Austin is still Austin.  Weird and wonderful.  It’s the sort of place where you see the oddest of people on every street corner and no one does a double take.  T-shirts and bumper stickers proclaim, “Keep Austin Weird”.  Whoever is in charge of that motion is doing a splendid job.  When passed on the street by a man taking his morning walk, and his attire is simply a red thong and sandals, well … that’s Austin. Wearing your pajamas any and everywhere isn’t unusual, either.  I LOVE that place. Our hotel was full of bikers, runners, and band members.  Could have had some really good stories had we stayed longer, but before we knew it, we were home again.

Crawled into my house about 1 pm.  Got a phone call from Miss Peach, who stayed at my house the night before to take care of Cooper.  She was in her bed at her apartment and wanted to place an order for chili cheese fries.  I explained I was not running a drive-through so the answer would be, “Are you nuts?” and “Thank you for babysitting.”  Buh bye. So wanted to crawl in my body mitten but that was not to be. Downloaded a pot of coffee, and Scotch-taped my eyelids open in order to stay awake for the next event.  And oh, what a happening that was.

Around 6 pm, drug my self upstairs to get ready for a very special celebration.  Threw on some jeans and a top I’d fished out of my god-daughter’s Goodwill bag, slapped some lipstick on. Ready!  KK, my partner in crime for the evening, called to ask about the attire.  When she picked me up, she said, “You frigging w&*%e, you look Parisian”. We can talk like that to each other.  And the only thing Parisian about me last night is that I looked like I’d crawled out of the sewers.  But it wasn’t about me a minute.

We went to a 21st birthday party for a great guy.  His parents, our friends, threw him a bash to end all bashes.  It was also his graduation party.  He is a special special needs person and his entire class was there. Not to mention a throng of friends and neighbors, a huge turnout.  His favorite band in the world is Nelo, so they were hired to play; Nelo is great, no I mean GREAT, and party boy was deliriously happy.  He accompanied the band, playing the air guitar in a most professional manner.  Everyone danced themselves silly, including moi.  The thing about this party that made it different from almost any party I’ve ever been to is that everyone was smiling and happy.  Many, many old friends and lots of kissing and hugging all around. It was a truly happy place where everyone was celebrating this wonderful young man. Grandparents, babies, teens, teachers, parents, and friends – happy, happy.

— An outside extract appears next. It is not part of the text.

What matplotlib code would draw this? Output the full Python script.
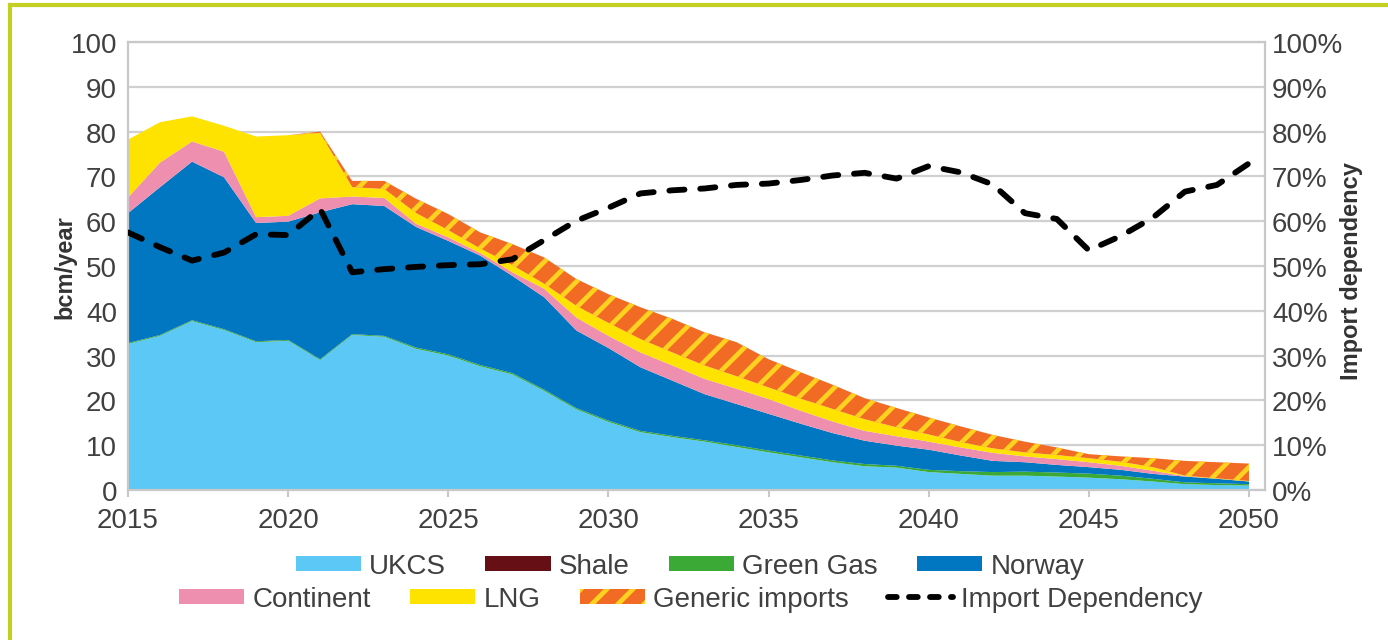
import matplotlib
matplotlib.use("Agg")
import matplotlib.pyplot as plt
import matplotlib.ticker as mticker
from matplotlib.patches import Patch
from matplotlib.lines import Line2D
import numpy as np

# lower dpi so the default hatch spacing matches the tight stripes of the original
DPI = 78
k = 100 / DPI  # sizes below are written as if at 100 dpi

plt.rcParams['font.family'] = ['Liberation Sans', 'DejaVu Sans']
plt.rcParams['hatch.linewidth'] = 3.4 * k

years = list(range(2015, 2051))

# bcm/year, one value per year 2015..2050 (layer thickness)
ukcs = [32.6, 34.4, 37.7, 35.7, 33.0, 33.3, 29.0, 34.6, 34.2, 31.5,
        30.0, 27.6, 25.8, 22.1, 18.0, 15.2, 12.9, 11.8, 10.8, 9.6,
        8.4, 7.3, 6.2, 5.3, 5.0, 4.0, 3.6, 3.2, 3.2, 3.0,
        2.75, 2.4, 1.9, 1.3, 1.1, 1.0]
shale = [0.0] * 36
green_gas = [0.2, 0.2, 0.2, 0.2, 0.2, 0.2, 0.2, 0.2, 0.2, 0.3,
             0.3, 0.3, 0.3, 0.3, 0.3, 0.3, 0.3, 0.3, 0.3, 0.4,
             0.4, 0.4, 0.4, 0.5, 0.4, 0.5, 0.6, 0.8, 0.9, 0.9,
             0.9, 0.8, 0.6, 0.4, 0.4, 0.3]
norway = [29.0, 33.0, 35.4, 33.9, 26.4, 26.4, 32.8, 29.0, 29.0, 26.9,
          25.3, 24.4, 21.7, 20.6, 17.3, 16.2, 14.2, 12.3, 10.3, 9.2,
          8.2, 7.1, 6.1, 5.2, 4.5, 4.5, 3.5, 2.5, 2.1, 1.7,
          1.45, 1.3, 1.1, 1.3, 1.0, 0.6]
continent = [3.5, 5.5, 4.5, 5.7, 1.3, 1.3, 3.1, 1.7, 1.8, 0.7,
             0.8, 0.6, 0.8, 1.9, 2.9, 2.7, 3.3, 3.4, 3.4, 3.4,
             3.3, 2.9, 2.6, 2.2, 2.1, 1.8, 1.8, 1.8, 1.3, 1.3,
             1.1, 0.9, 0.7, 0.1, 0.0, 0.0]
lng = [12.9, 9.0, 5.6, 5.8, 18.0, 18.0, 14.6, 2.1, 2.0, 2.4,
       1.6, 1.0, 1.6, 1.1, 2.6, 2.9, 3.0, 2.9, 3.0, 2.8,
       2.6, 2.7, 2.8, 2.6, 2.0, 1.6, 1.2, 1.0, 0.9, 0.9,
       0.9, 0.9, 0.8, 0.1, 0.1, 0.1]
generic = [0.0, 0.0, 0.0, 0.0, 0.0, 0.0, 0.3, 1.4, 1.8, 3.2,
           3.6, 3.6, 4.7, 5.9, 6.0, 6.4, 7.1, 7.5, 7.4, 7.6,
           6.3, 5.9, 5.4, 4.7, 4.3, 3.8, 3.5, 3.0, 2.4, 1.7,
           0.9, 1.2, 2.0, 3.3, 3.6, 3.9]
# import dependency, %
dependency = [57.5, 54.2, 51.2, 53.0, 57.1, 56.9, 62.7, 48.6, 49.3, 49.8,
              50.2, 50.4, 51.5, 55.8, 60.1, 63.0, 66.2, 66.9, 67.3, 68.1,
              68.4, 69.2, 70.2, 70.8, 69.5, 72.3, 70.9, 68.2, 61.8, 60.5,
              53.5, 56.7, 60.8, 66.6, 68.1, 72.9]

c_ukcs = '#5bc8f5'
c_shale = '#661016'
c_green = '#3aa935'
c_norway = '#0077c0'
c_cont = '#ef8fb0'
c_lng = '#ffe300'
c_orange = '#f26b24'
c_stripe = '#ffd21f'
txt = '#404040'
grid_c = '#d0d0d0'

fig = plt.figure(figsize=(1388 / DPI, 641 / DPI), dpi=DPI)
ax = fig.add_axes([128 / 1388, 1 - 491 / 641, 1137 / 1388, 448 / 641])

layers = [ukcs, shale, green_gas, norway, continent, lng]
ax.stackplot(years, layers,
             colors=[c_ukcs, c_shale, c_green, c_norway, c_cont, c_lng],
             linewidth=0, zorder=2)
base = np.sum(np.array(layers), axis=0)
ax.fill_between(years, base, base + np.array(generic), facecolor=c_orange,
                edgecolor=c_stripe, hatch='/', linewidth=0, zorder=2)

ax.set_xlim(2015, 2050.5)
ax.set_ylim(0, 100)
ax.set_yticks(range(0, 101, 10))
ax.set_xticks(range(2015, 2051, 5))
ax.yaxis.grid(True, color=grid_c, linewidth=1.6 * k, zorder=0)
ax.set_axisbelow(True)
for s in ax.spines.values():
    s.set_color('#c8c8c8')
    s.set_linewidth(1.6 * k)
ax.tick_params(axis='y', length=0, pad=8 * k, labelsize=20 * k, labelcolor=txt)
ax.tick_params(axis='x', length=5 * k, width=1.5 * k, color='#c8c8c8',
               pad=7 * k, labelsize=20 * k, labelcolor=txt)
ax.set_ylabel('bcm/year', fontsize=17 * k, fontweight='bold', color='#333333')
ax.yaxis.set_label_coords(-0.045, 0.5)

ax2 = ax.twinx()
ax2.plot(years, dependency, color='black', linewidth=4.2 * k,
         dashes=(2.6, 2.7), dash_capstyle='round', zorder=5)
ax2.set_ylim(0, 100)
ax2.set_yticks(range(0, 101, 10))
ax2.yaxis.set_major_formatter(mticker.PercentFormatter(xmax=100, decimals=0))
ax2.tick_params(axis='y', length=0, pad=5 * k, labelsize=20 * k, labelcolor=txt)
for s in ax2.spines.values():
    s.set_visible(False)
ax2.set_ylabel('Import dependency', fontsize=17 * k, fontweight='bold',
               color='#333333')
ax2.yaxis.set_label_coords(1.066, 0.49)

row1 = [Patch(facecolor=c_ukcs, label='UKCS'),
        Patch(facecolor=c_shale, label='Shale'),
        Patch(facecolor=c_green, label='Green Gas'),
        Patch(facecolor=c_norway, label='Norway')]
row2 = [Patch(facecolor=c_cont, label='Continent'),
        Patch(facecolor=c_lng, label='LNG'),
        Patch(facecolor=c_orange, edgecolor=c_stripe, hatch='/', linewidth=0,
              label='Generic imports'),
        Line2D([0], [0], color='black', linewidth=4.2 * k, dashes=(1.5, 2.1),
               dash_capstyle='round', label='Import Dependency')]
leg_kw = dict(loc='center', ncol=4, frameon=False, fontsize=20 * k,
              handlelength=2.35, handleheight=0.45, handletextpad=0.3,
              columnspacing=1.4, labelcolor=txt, borderpad=0)
fig.legend(handles=row1, bbox_to_anchor=(690 / 1388, 1 - 567 / 641), **leg_kw)
fig.legend(handles=row2, bbox_to_anchor=(691 / 1388, 1 - 600 / 641), **leg_kw)

# lime frame on top and left edges
border = '#c3cf21'
fig.add_artist(Line2D([10 / 1388, 1], [1 - 6 / 641, 1 - 6 / 641],
                      color=border, linewidth=3 * k, transform=fig.transFigure))
fig.add_artist(Line2D([10 / 1388, 10 / 1388], [0, 1 - 6 / 641],
                      color=border, linewidth=3 * k, transform=fig.transFigure))

fig.savefig('out.png', dpi=DPI)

Got to see my dear friend, T, who almost died two months ago and she looks like a billion bucks.  Had a brief convo with the first “Undercover Boss”, another great guy.  He said he was really unsure how that show thing would go; I was glad I had the chance to tell him it was wonderful and I watch it every week.  It is good, turn it on tonight. Walden and Wack deposited me at my door close to 11 and I still had a smile on my face. 

Win-win weekend.  Love when that happens.